Pianist Seong-Jin Cho und die Kremerata Baltica beschwören die Faszination der Musik Chopins: Chopins Tastenmagie

Regensburg
19.04.2018 - 20:00 Uhr

Alle Jahre wieder gastiert die Kremerata Baltica bei den "Odeon Concerten", "Chopin-total" lautet das Motto diesmal. Chopin ohne Tasten wäre ein No-Go, und so hat man Seong-Jin Cho ins Boot geholt, den bald 24-Jährigen und somit jüngsten Preisträger des Chopin-Wettbewerbs Warschau von 2015.

Pianist Seong-Jin Cho absolvierte die Klavierkonzerte mit souveräner Eleganz, mit Sinn für die feingesponnenen Töne. Bild: Harald Hoffmann

Er darf am Mittwochabend im Audimax gleich beide Klavierkonzerte von Chopin spielen, Nr. 2 in f-Moll op. 21 und Nr. 1 in e-Moll op. 11, ein hoch anspruchsvoller Husarenritt, den er schweissfrei absolviert, mit souveräner Eleganz, mit Sinn für die feingesponnenen Töne, er hat wehmütig verschleierte Farben ebenso auf der Palette wie fiebrig-flirrende Virtuosität.

Konzert-Artistik

Das sotto-voce-Thema im Schlusssatz des Opus 21 im Stil eines polnischen Kujawiak-Tanzes gerät auf dem Steinway doch etwas zuckerwattig. Auch bei Opus 11 verlässt er sich auf die natürliche Diktion der Musik, ist gern auf dem introvertierten Ufer unterwegs, bläst die Themen nicht unnötig mit sentimentalen Rubato-Effekten auf, lässt die rhythmisch freien Figurationen wie aus dem Stegreif improvisiert erscheinen.

Nicht zum Vorteil der beiden Konzerte erweist sich das Arrangement für die in reiner Streicherbesetzung musizierende Kremerata Baltica. Schmerzlich vermisst man die delikaten Klangfarben von Flöten, Oboen, Klarinetten, Fagotten, Hörnern, Trompeten und Pauken. Deren Partien werden solistisch gespielt, da wird reichlich zusätzlicher Streicherteppich ausgelegt, der manchmal sogar Finessen der Klavier-Begleitstimme zudeckt. Beide Konzerte, bei denen sich seinerzeit Chopin als Pianist feiern ließ, zeigen kompositorisch ihre Längen.

Gedimmte Klänge

Nach der Pause erklingen zwei kurze Arrangements Victor Kissings: Chopins Mazurka a-Moll op. 17/4 und die Nocturne E-Dur op. 62/2. Die Melodie der Mazurka taucht Gidon Kremer als Solist in ein zauberhaft verschleiertes Dämmerlicht.

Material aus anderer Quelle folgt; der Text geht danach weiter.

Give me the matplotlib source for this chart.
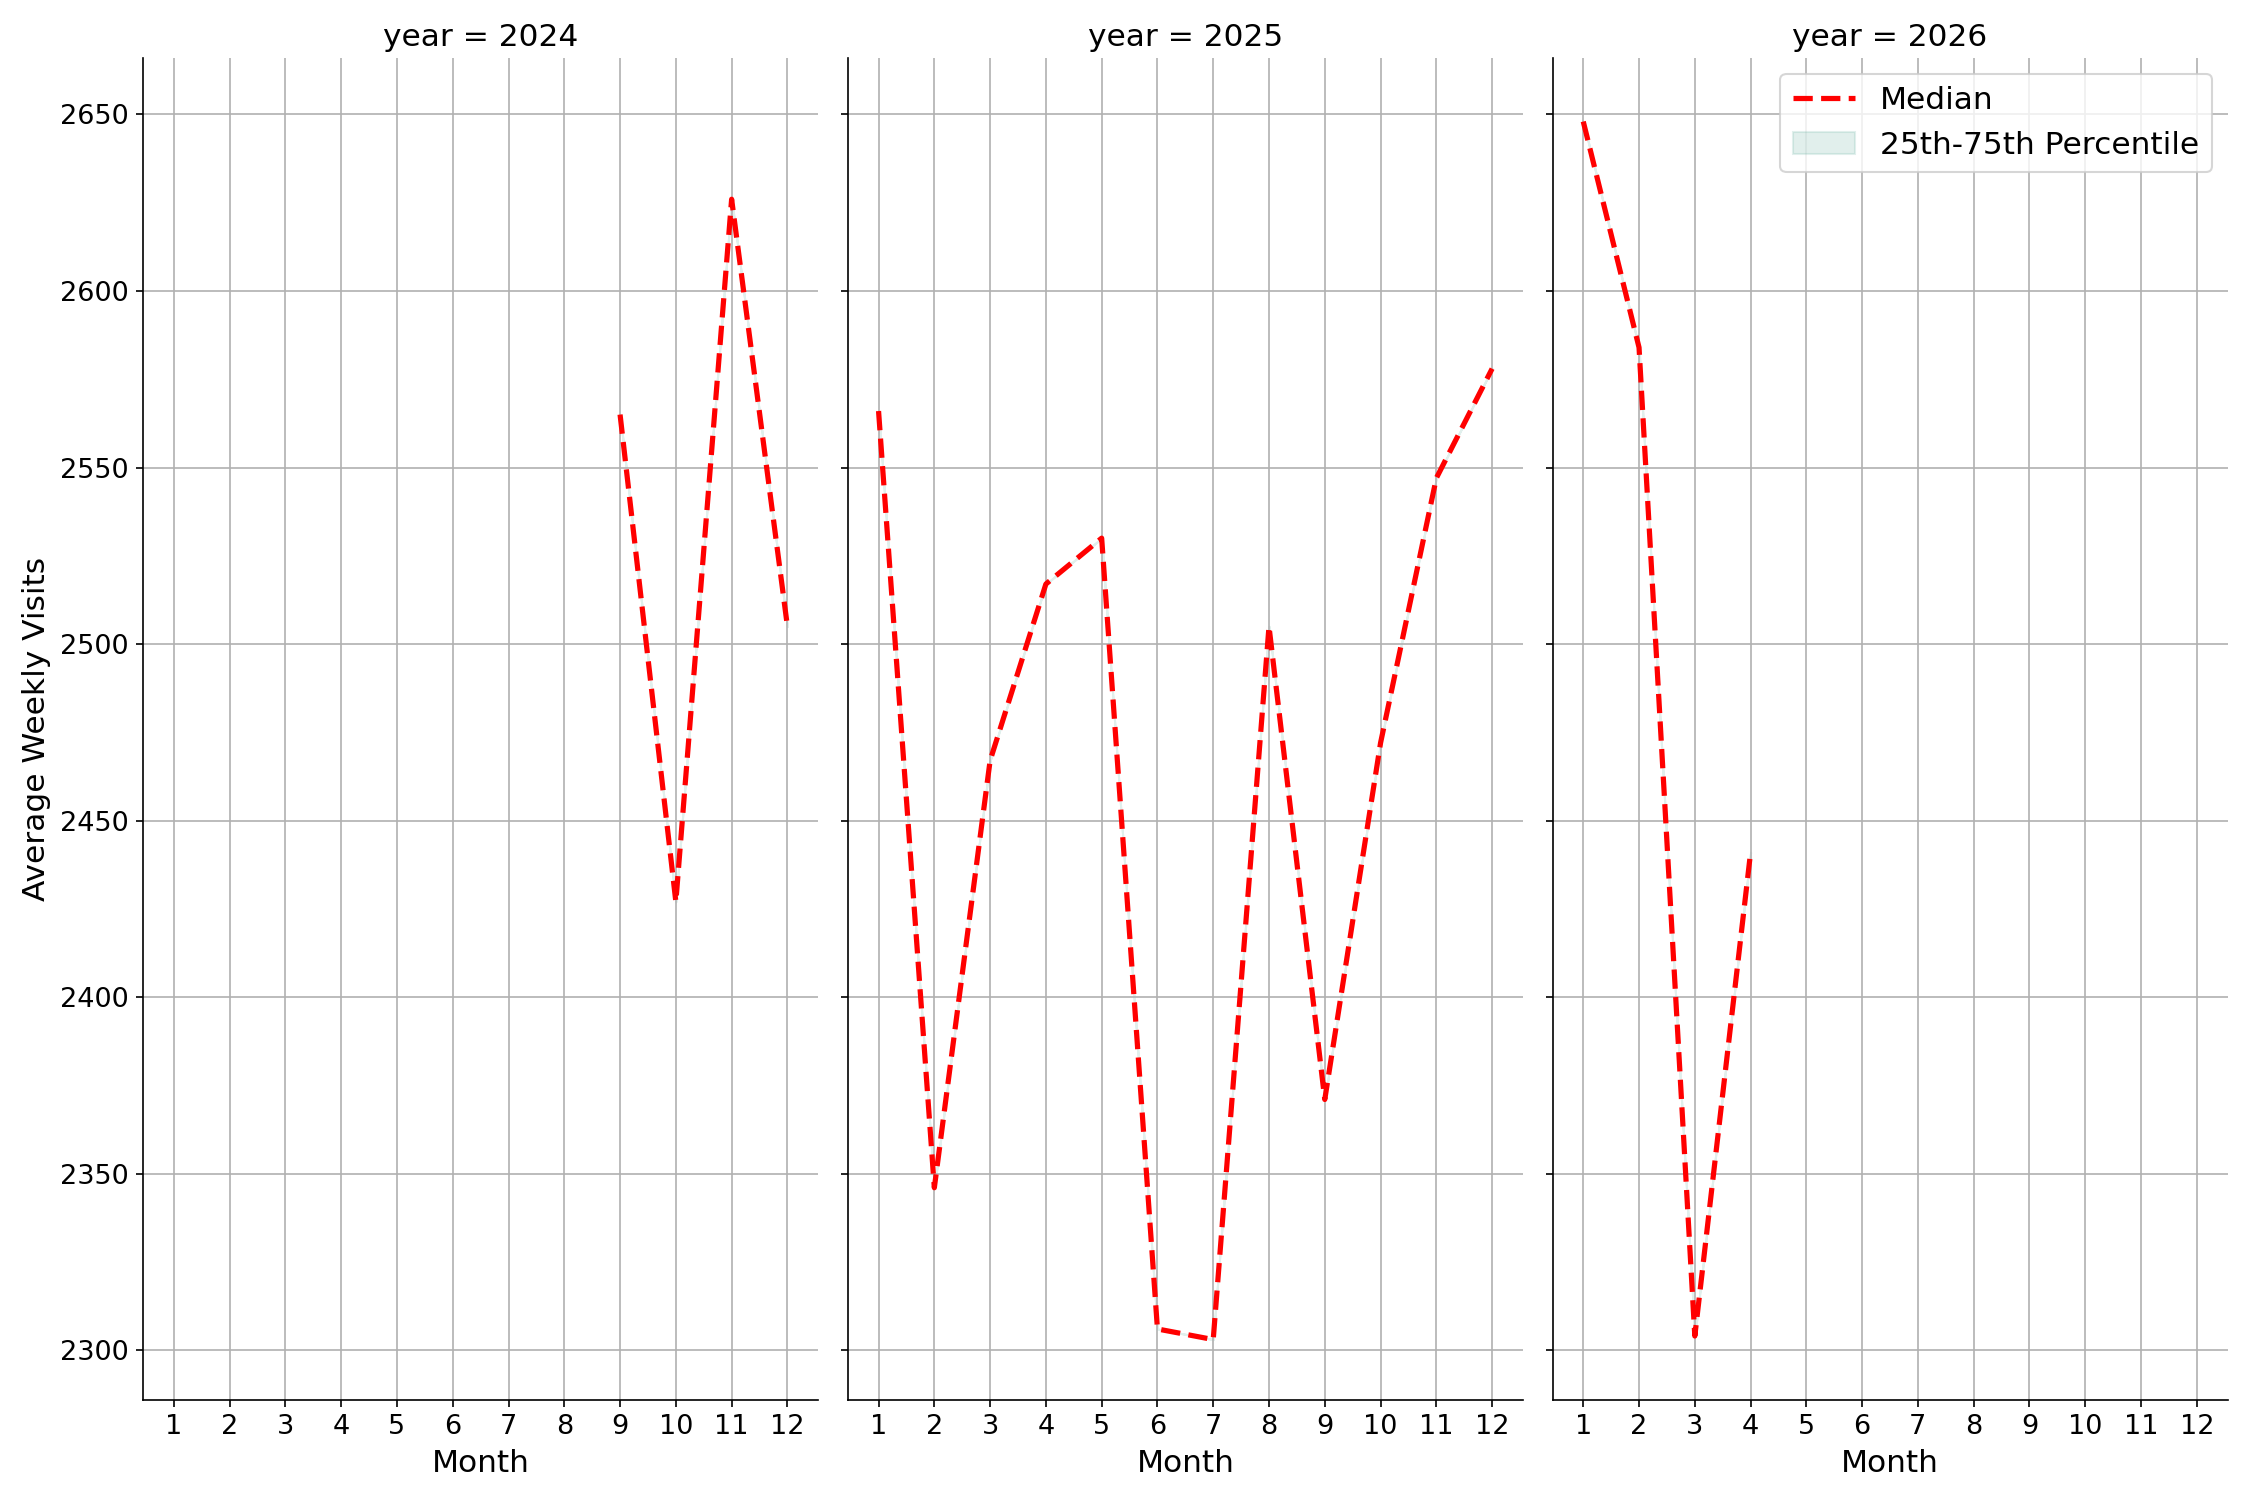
import matplotlib.pyplot as plt

years = [2024, 2025, 2026]
months_2024 = [9, 10, 11, 12]
median_2024 = [2565, 2427, 2626, 2505]
months_2025 = [1, 2, 3, 4, 5, 6, 7, 8, 9, 10, 11, 12]
median_2025 = [2566, 2346, 2467, 2517, 2530, 2306, 2303, 2505, 2371, 2472, 2547, 2578]
months_2026 = [1, 2, 3, 4]
median_2026 = [2648, 2584, 2304, 2441]

data = {2024: (months_2024, median_2024),
        2025: (months_2025, median_2025),
        2026: (months_2026, median_2026)}

fig, axes = plt.subplots(1, 3, figsize=(15, 10), dpi=150, sharey=True)
for ax, yr in zip(axes, years):
    m, v = data[yr]
    ax.plot(m, v, color='red', linestyle='--', linewidth=2.5, label='Median')
    # percentile band is empty in the source (one value per month)
    ax.fill_between(m, v, v, color='#69b3a2', alpha=0.2, label='25th-75th Percentile')
    ax.set_title(f"year = {yr}", fontsize=15)
    ax.set_xlabel("Month", fontsize=15)
    ax.set_xticks(range(1, 13))
    ax.set_xlim(0.45, 12.55)
    ax.tick_params(labelsize=13)
    ax.grid(True)
    ax.spines['top'].set_visible(False)
    ax.spines['right'].set_visible(False)

axes[0].set_ylim(2286, 2666)
axes[0].set_ylabel("Average Weekly Visits", fontsize=15)
axes[2].legend(loc='upper right', fontsize=15)
plt.tight_layout()
plt.savefig("out.png")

Den Anfang gestalten Kremer, Cho und Cellistin Giedre Dirvanauskaite mit dem g-Moll-Klaviertrio op. 8, eine Kammermusikgattung, die dem Solo-Pianisten Chopin nicht so ganz nahe lag. Oft agieren die Streicher im Klangschatten der gleichen Lage des Klaviers, zudem ebnen alle drei die Kontraste ein.

Kremer gibt den verhalten-versonnenen Tonfall vor, Cho wagt manchmal kaum, mit transparent ziselierten Begleit-Figuren und klar definierten Klavierbässen einen Gegenpol zur Melodie zu formulieren. Seine andere, heftig umjubelte Seite zeigt der Pianist bei der Solo-Zugabe, der Polonaise As-Dur op. 53: Furios, überschwänglich, triumphal reißt er von den Stühlen.